Why giving our time to our kids is most crucial today more than ever

I am a stay at home mom today. I have got this designation about 3 months back when I gave birth to a beautiful baby girl. But I am not new to mother good. I had a first born baby girl whom we lost to a very rare illness when she was about 11 months old. She was just 3 weeks short of her first birthday. Now lot of people I know would stop reading further thinking that this is another grief story. Please give me benefit of doubt. I have never mourned for my loss in public. I always have a smile on my face, despite of not being able to forget our loss. I say our very clearly because it is only me and my spouse who know the sorrow of the loss. We have experienced most pathetic fate in a foreign country, at a very wrong time. It shattered our self worth, people blamed us with various tags, we were branded jealous and unlucky by out own kith and kin many times. People avoided us, for fear of bad luck many times.

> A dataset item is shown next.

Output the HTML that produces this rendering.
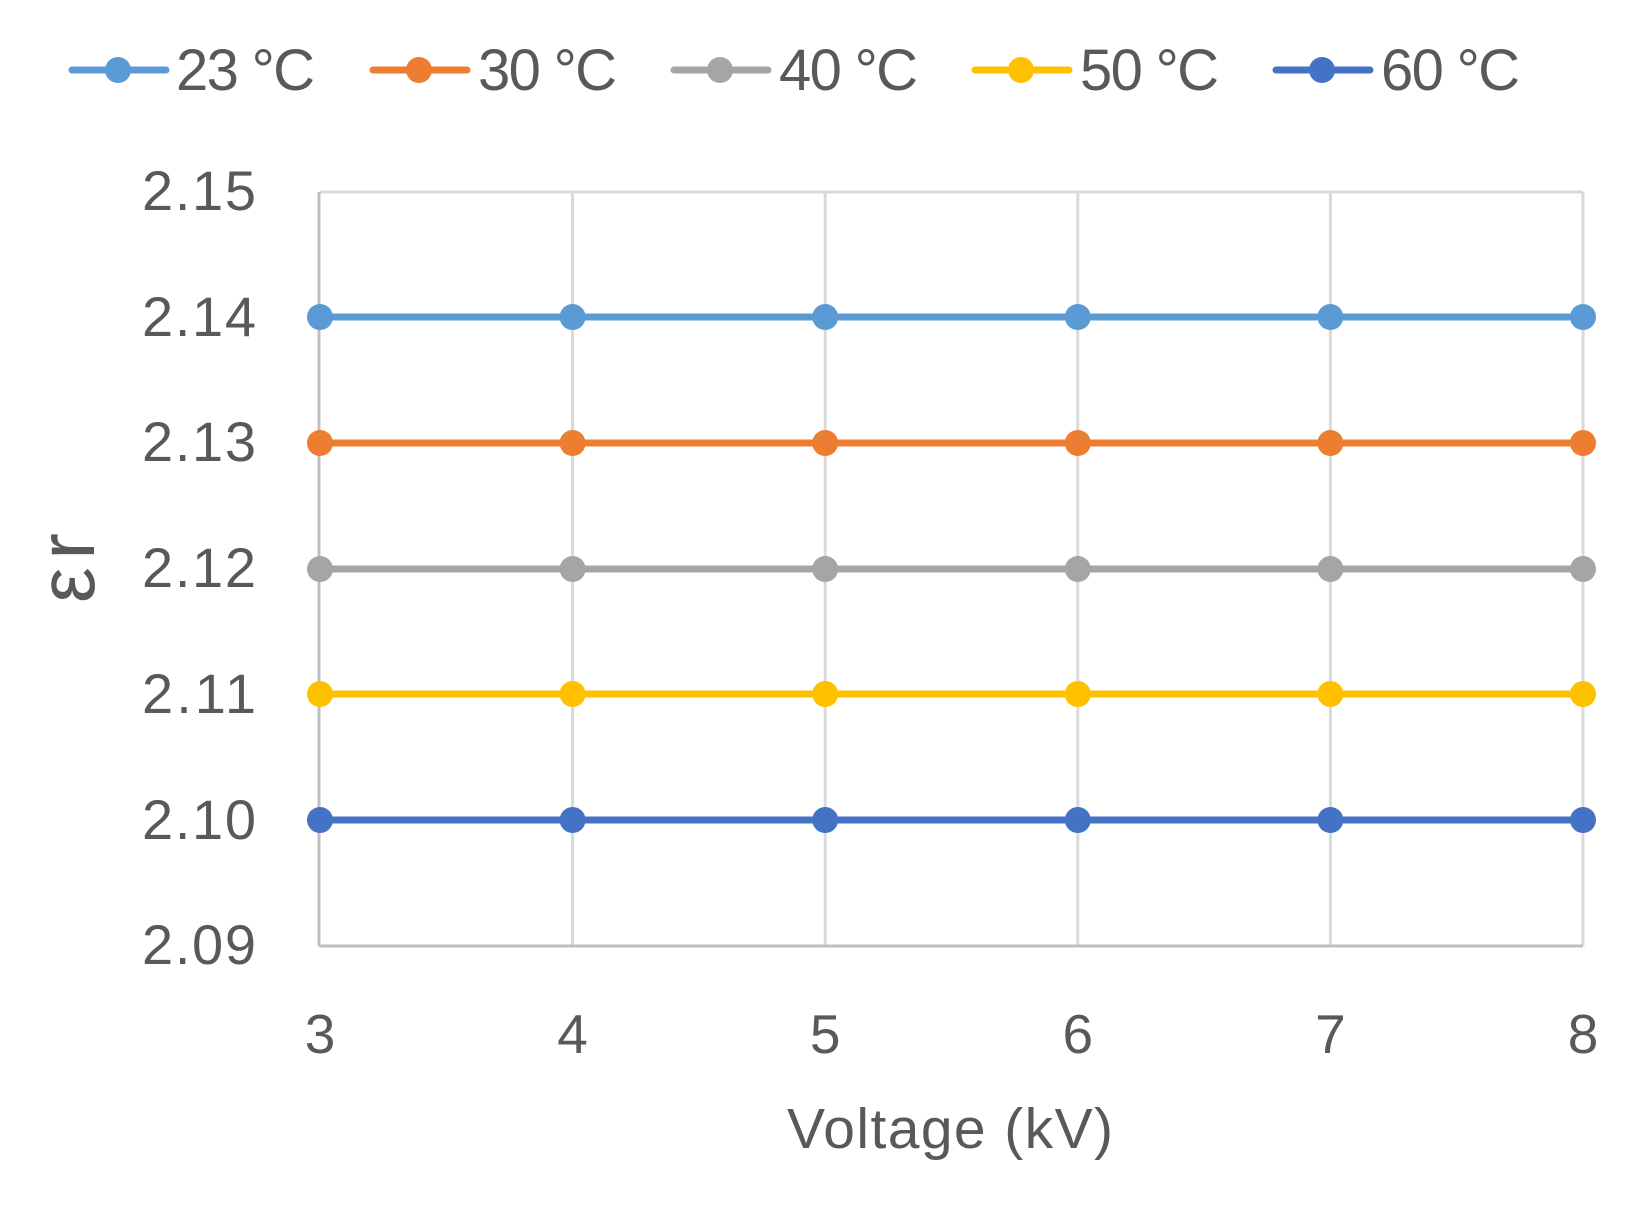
<!DOCTYPE html>
<html><head><style>html,body{margin:0;padding:0;background:#fff}svg{display:block}</style></head>
<body>
<svg width="1637" height="1208" viewBox="0 0 1637 1208" xmlns="http://www.w3.org/2000/svg" font-family="'Liberation Sans', sans-serif" fill="#595959">
<rect width="1637" height="1208" fill="#fff"/>
<!-- grid -->
<g stroke="#d9d9d9" stroke-width="3">
<line x1="320" y1="192" x2="1583" y2="192"/>
<line x1="572.6" y1="192" x2="572.6" y2="946"/>
<line x1="825.2" y1="192" x2="825.2" y2="946"/>
<line x1="1077.8" y1="192" x2="1077.8" y2="946"/>
<line x1="1330.4" y1="192" x2="1330.4" y2="946"/>
<line x1="1583" y1="192" x2="1583" y2="946"/>
</g>
<g stroke="#bfbfbf" stroke-width="3">
<line x1="319" y1="192" x2="319" y2="946"/>
<line x1="319" y1="946" x2="1583" y2="946"/>
</g>
<!-- y labels -->
<g font-size="56" text-anchor="end">
<text x="256" y="210" textLength="114">2.15</text>
<text x="256" y="336" textLength="114">2.14</text>
<text x="256" y="461" textLength="114">2.13</text>
<text x="256" y="587" textLength="114">2.12</text>
<text x="256" y="713" textLength="114">2.11</text>
<text x="256" y="839" textLength="114">2.10</text>
<text x="256" y="964" textLength="114">2.09</text>
</g>
<!-- x labels -->
<g font-size="55" text-anchor="middle">
<text x="320" y="1053">3</text>
<text x="572.6" y="1053">4</text>
<text x="825.2" y="1053">5</text>
<text x="1077.8" y="1053">6</text>
<text x="1330.4" y="1053">7</text>
<text x="1583" y="1053">8</text>
</g>
<text x="787" y="1148" font-size="57" textLength="326">Voltage (kV)</text>
<text transform="translate(94,603) rotate(-90)" font-size="80" textLength="70">εr</text>
<!-- series -->
<g stroke-width="7" stroke-linecap="round">
<g stroke="#5B9BD5" fill="#5B9BD5"><line x1="320" y1="317" x2="1583" y2="317"/>
<circle cx="320" cy="317" r="13" stroke="none"/><circle cx="572.6" cy="317" r="13" stroke="none"/><circle cx="825.2" cy="317" r="13" stroke="none"/><circle cx="1077.8" cy="317" r="13" stroke="none"/><circle cx="1330.4" cy="317" r="13" stroke="none"/><circle cx="1583" cy="317" r="13" stroke="none"/></g>
<g stroke="#ED7D31" fill="#ED7D31"><line x1="320" y1="443" x2="1583" y2="443"/>
<circle cx="320" cy="443" r="13" stroke="none"/><circle cx="572.6" cy="443" r="13" stroke="none"/><circle cx="825.2" cy="443" r="13" stroke="none"/><circle cx="1077.8" cy="443" r="13" stroke="none"/><circle cx="1330.4" cy="443" r="13" stroke="none"/><circle cx="1583" cy="443" r="13" stroke="none"/></g>
<g stroke="#A5A5A5" fill="#A5A5A5"><line x1="320" y1="569" x2="1583" y2="569"/>
<circle cx="320" cy="569" r="13" stroke="none"/><circle cx="572.6" cy="569" r="13" stroke="none"/><circle cx="825.2" cy="569" r="13" stroke="none"/><circle cx="1077.8" cy="569" r="13" stroke="none"/><circle cx="1330.4" cy="569" r="13" stroke="none"/><circle cx="1583" cy="569" r="13" stroke="none"/></g>
<g stroke="#FFC000" fill="#FFC000"><line x1="320" y1="694" x2="1583" y2="694"/>
<circle cx="320" cy="694" r="13" stroke="none"/><circle cx="572.6" cy="694" r="13" stroke="none"/><circle cx="825.2" cy="694" r="13" stroke="none"/><circle cx="1077.8" cy="694" r="13" stroke="none"/><circle cx="1330.4" cy="694" r="13" stroke="none"/><circle cx="1583" cy="694" r="13" stroke="none"/></g>
<g stroke="#4472C4" fill="#4472C4"><line x1="320" y1="820" x2="1583" y2="820"/>
<circle cx="320" cy="820" r="13" stroke="none"/><circle cx="572.6" cy="820" r="13" stroke="none"/><circle cx="825.2" cy="820" r="13" stroke="none"/><circle cx="1077.8" cy="820" r="13" stroke="none"/><circle cx="1330.4" cy="820" r="13" stroke="none"/><circle cx="1583" cy="820" r="13" stroke="none"/></g>
</g>
<!-- legend -->
<g stroke-width="7" stroke-linecap="round">
<g stroke="#5B9BD5" fill="#5B9BD5"><line x1="72" y1="70" x2="166" y2="70"/><circle cx="118" cy="70" r="13" stroke="none"/></g>
<g stroke="#ED7D31" fill="#ED7D31"><line x1="373" y1="70" x2="467" y2="70"/><circle cx="419" cy="70" r="13" stroke="none"/></g>
<g stroke="#A5A5A5" fill="#A5A5A5"><line x1="674" y1="70" x2="768" y2="70"/><circle cx="720" cy="70" r="13" stroke="none"/></g>
<g stroke="#FFC000" fill="#FFC000"><line x1="975" y1="70" x2="1069" y2="70"/><circle cx="1021" cy="70" r="13" stroke="none"/></g>
<g stroke="#4472C4" fill="#4472C4"><line x1="1276" y1="70" x2="1370" y2="70"/><circle cx="1322" cy="70" r="13" stroke="none"/></g>
</g>
<g font-size="58">
<text x="176" y="90" textLength="139">23 °C</text>
<text x="478" y="90" textLength="139">30 °C</text>
<text x="779" y="90" textLength="139">40 °C</text>
<text x="1080" y="90" textLength="139">50 °C</text>
<text x="1381" y="90" textLength="139">60 °C</text>
</g>
</svg>
</body></html>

Yet we both know what is parenthood well enough. Our loss made us realize how precious childhood is. Each day your baby has new needs and new achievements which are there for you as a parent to relish. There is no compensation good enough to make good for the missed moments of your child's growth. Lot of times I have seen only mothers being held responsible for bringing up a child and Dad being too busy at work making money to run the family. Sometimes both parents work and the child lives in a no man land. They feel lonely and crave for attention of parents. A child only knows his/her parents , only when parents actually play the role of parents. Otherwise from a very early age they become independent and do not trust others.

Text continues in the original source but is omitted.